In particular, the meeting's objectives were to:

  • Provide knowledge and technical expertise to national and regional stakeholders on food safety Early Warning Systems including Rapid Alert Networks.
  • Assess food safety Early Warning capacity needs at the regional and national levels in East Africa and develop strategic plans for action at all levels.
  • Promote cross-disciplinary and cross-sectoral collaboration through wider adoption of One Health approach, and through building on existing surveillance systems at all levels.

The 5-days meeting enabled the participants to address various topics on the agenda:

  • Update on AUC's food safety initiatives and perspectives
  • Food safety issues, control and prevention in East Africa: findings from a recent FAO/AU-IBAR study
  • Testing a new FAO draft handbook providing:
    • Overview of early warning system concept, key terminology (glossary) and key considerations
    • Understanding of agri-food production and food control systems
    • Food safety surveillance
    • Food Safety Foresight
    • Data sharing and integration/Mapping tool for surveillance systems
    • Guidance for strategy development for Early Warning system.

A panel discussion took place addressing the topic of rapid alert networks at all levels.
All groups were tasked to develop orientations for Early Warning Systems at national (4 countries) and at regional level (one group).

Following the meeting, the participants concluded and recommended the following:

  1. The participants recommended that AU-IBAR, FAO, WHO and UNIDO and other international partners take necessary actions to support countries' efforts in close coordination and under the leadership of the AUC.
  2. Support the development of early warning capabilities as fully integrated element of national food control systems.
  3. The participants requested that AU-IBAR, FAO, WHO and UNIDO start piloting Early Warning Systems including Rapid Alert Networks at country level.
  4. Participants commended AU-IBAR and FAO for organizing the Nairobi Workshop.

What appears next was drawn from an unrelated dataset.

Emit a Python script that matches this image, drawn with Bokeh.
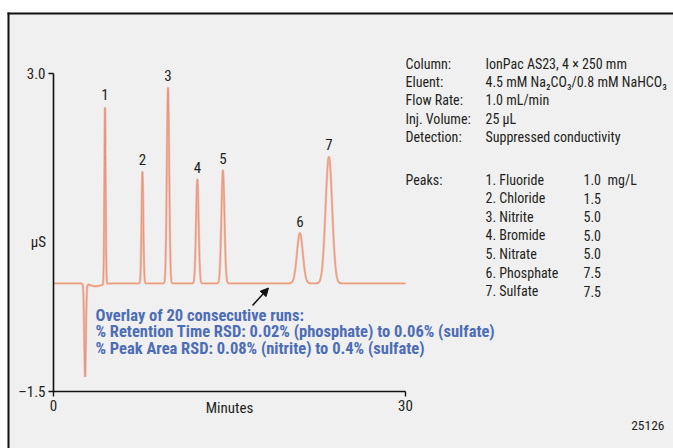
import numpy as np
from bokeh.plotting import figure
from bokeh.models import Range1d, FixedTicker, Label, Arrow, NormalHead, BoxAnnotation, ColumnDataSource
from bokeh.embed import file_html
from bokeh.resources import INLINE

# ---------------- data ----------------
peak_ids = ["1", "2", "3", "4", "5", "6", "7"]
retention_min = [4.39, 7.58, 9.76, 12.26, 14.44, 21.00, 23.47]
peak_height_uS = [2.50, 1.58, 2.77, 1.47, 1.60, 0.71, 1.79]
peak_sigma_min = [0.055, 0.075, 0.10, 0.11, 0.13, 0.25, 0.28]

# system (water) dip and the slight negative drift after it
dip_time_min = [2.69, 3.60]
dip_height_uS = [-1.31, -0.04]
dip_sigma_min = [0.07, 0.50]
baseline_uS = 0.03

x_ticks = [0, 30]
y_ticks = [-1.5, 3.0]
y_tick_text = ["–1.5", "3.0"]

info_keys = ["Column:", "Eluent:", "Flow Rate:", "Inj. Volume:", "Detection:"]
info_values = ["IonPac AS23, 4 × 250 mm",
               "4.5 mM Na₂CO₃/0.8 mM NaHCO₃",
               "1.0 mL/min",
               "25 µL",
               "Suppressed conductivity"]
peak_names = ["1. Fluoride", "2. Chloride", "3. Nitrite", "4. Bromide",
              "5. Nitrate", "6. Phosphate", "7. Sulfate"]
peak_conc = ["1.0", "1.5", "5.0", "5.0", "5.0", "7.5", "7.5"]
conc_unit = "mg/L"

note_lines = ["Overlay of 20 consecutive runs:",
              "% Retention Time RSD: 0.02% (phosphate) to 0.06% (sulfate)",
              "% Peak Area RSD: 0.08% (nitrite) to 0.4% (sulfate)"]
fig_id = "25126"

# ---------------- build the trace from the peak table ----------------
t = np.linspace(0, 30, 9001)
sig = np.full_like(t, baseline_uS)
for rt, h, s in zip(retention_min + dip_time_min,
                    peak_height_uS + dip_height_uS,
                    peak_sigma_min + dip_sigma_min):
    sig += h * np.exp(-0.5 * ((t - rt) / s) ** 2)
src = ColumnDataSource(dict(t=t, y=sig))

# ---------------- geometry: plot area 0-30 min / -1.5-3.0 uS ----------------
W, H = 673, 448
FL, FT, FW, FH = 53, 73, 352, 318
X0, X1 = 0.0, 30.0
Y0, Y1 = -1.5, 3.0

def dx(px):
    return X0 + (px - FL) / FW * (X1 - X0)

def dy(py):
    return Y1 - (py - FT) / FH * (Y1 - Y0)

FONT = "Roboto Condensed"
TXT = "#231F20"
INK = "#111111"

p = figure(width=W, height=H, output_backend="svg", toolbar_location=None,
           x_range=Range1d(dx(0), dx(W)), y_range=Range1d(dy(H), dy(0)),
           min_border=0, min_border_left=0, min_border_right=0,
           min_border_top=0, min_border_bottom=0,
           background_fill_color="white", border_fill_color="white",
           outline_line_color=None)
p.grid.visible = False

# grey panel with black top/left edge
p.add_layout(BoxAnnotation(left=dx(7), right=dx(W), top=dy(12), bottom=dy(H),
                           fill_color="#F0F0F0", fill_alpha=1.0,
                           line_color=None, level="underlay"))
p.add_layout(BoxAnnotation(left=dx(7), right=dx(W), top=dy(12), bottom=dy(14),
                           fill_color=INK, fill_alpha=1.0, line_color=None, level="underlay"))
p.add_layout(BoxAnnotation(left=dx(7), right=dx(9), top=dy(12), bottom=dy(H),
                           fill_color=INK, fill_alpha=1.0, line_color=None, level="underlay"))

# trace (overlay look)
p.line("t", "y", source=src, line_color="#F0BCA9", line_width=2.4)
p.line("t", "y", source=src, line_color="#E5937A", line_width=1.0)

# axes, pinned at the plot corner and limited to the data span
p.xaxis.fixed_location = Y0
p.yaxis.fixed_location = X0
p.xaxis.bounds = (X0, X1)
p.yaxis.bounds = (Y0, Y1)
for ax in (p.xaxis, p.yaxis):
    ax.axis_line_color = INK
    ax.axis_line_width = 1.6
    ax.major_tick_line_color = INK
    ax.major_tick_line_width = 1.4
    ax.major_tick_in = 0
    ax.major_tick_out = 5
    ax.minor_tick_line_color = None
    ax.major_label_text_font = FONT
    ax.major_label_text_font_size = "15px"
    ax.major_label_text_color = TXT
p.xaxis.ticker = FixedTicker(ticks=x_ticks)
p.yaxis.ticker = FixedTicker(ticks=y_ticks)
p.yaxis.major_label_overrides = {k: v for k, v in zip(y_ticks, y_tick_text)}
p.xaxis.major_label_standoff = 3
p.yaxis.major_label_standoff = 3

def lab(x, y, text, size="15px", align="left", color=TXT, style="normal"):
    p.add_layout(Label(x=x, y=y, text=text, text_font=FONT, text_font_size=size,
                       text_align=align, text_baseline="middle", text_color=color,
                       text_font_style=style))

lab((X0 + X1) / 2, dy(407), "Minutes", align="center")
lab(dx(38), dy(241), "µS", align="center")

# peak numbers above each peak
lift = 12 / FH * (Y1 - Y0)
for pid, rt, h in zip(peak_ids, retention_min, peak_height_uS):
    lab(rt, baseline_uS + h + lift, pid, align="center")

# arrow + note
p.add_layout(Arrow(end=NormalHead(size=8, fill_color=INK, line_color=INK),
                   x_start=dx(252), y_start=dy(305), x_end=dx(268), y_end=dy(287.5),
                   line_color=INK, line_width=1.5))
NOTE = "#4D6DB6"
for i, line in enumerate(note_lines):
    lab(dx(95), dy(315 + 16.3 * i), line, size="16.5px", color=NOTE, style="bold")

# conditions block
SZ = "14px"
for i, (k, v) in enumerate(zip(info_keys, info_values)):
    yy = dy(63 + 18.4 * i)
    lab(dx(405), yy, k, size=SZ)
    lab(dx(485), yy, v, size=SZ)
for i, (n, c) in enumerate(zip(peak_names, peak_conc)):
    yy = dy(179 + 18.6 * i)
    if i == 0:
        lab(dx(405), yy, "Peaks:", size=SZ)
        lab(dx(607), yy, conc_unit, size=SZ)
    lab(dx(485), yy, n, size=SZ)
    lab(dx(583), yy, c, size=SZ)

lab(dx(664), dy(425), fig_id, size="13.5px", align="right")

open("out.html", "w").write(file_html(p, INLINE))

The participants supported FAO and AU-IBAR project to organize similar workshop in the various regions starting with Western Africa in June 2015.
  5. The participants recommended that a more integrated, multi-disciplinary, cross-sectoral and interdepartmental collaboration through a wider adoption of One Health approach in building or strengthening Early Warning Systems in order to address food safety issues.
  6. The participants commended FAO EMPRES Food Safety for developing the handbook and training package to help countries develop national and regional early warning capabilities.
  7. The participants recommended African Union, FAO, WHO and other partners to sensitize the decision makers at all levels in the importance of food safety matters and to bring them at a high priority in their development policy agenda.


The participants are grateful to the Government of Kenya, FAO and AU-IBAR for the support extended to them during the preparation and the conduct of the workshop.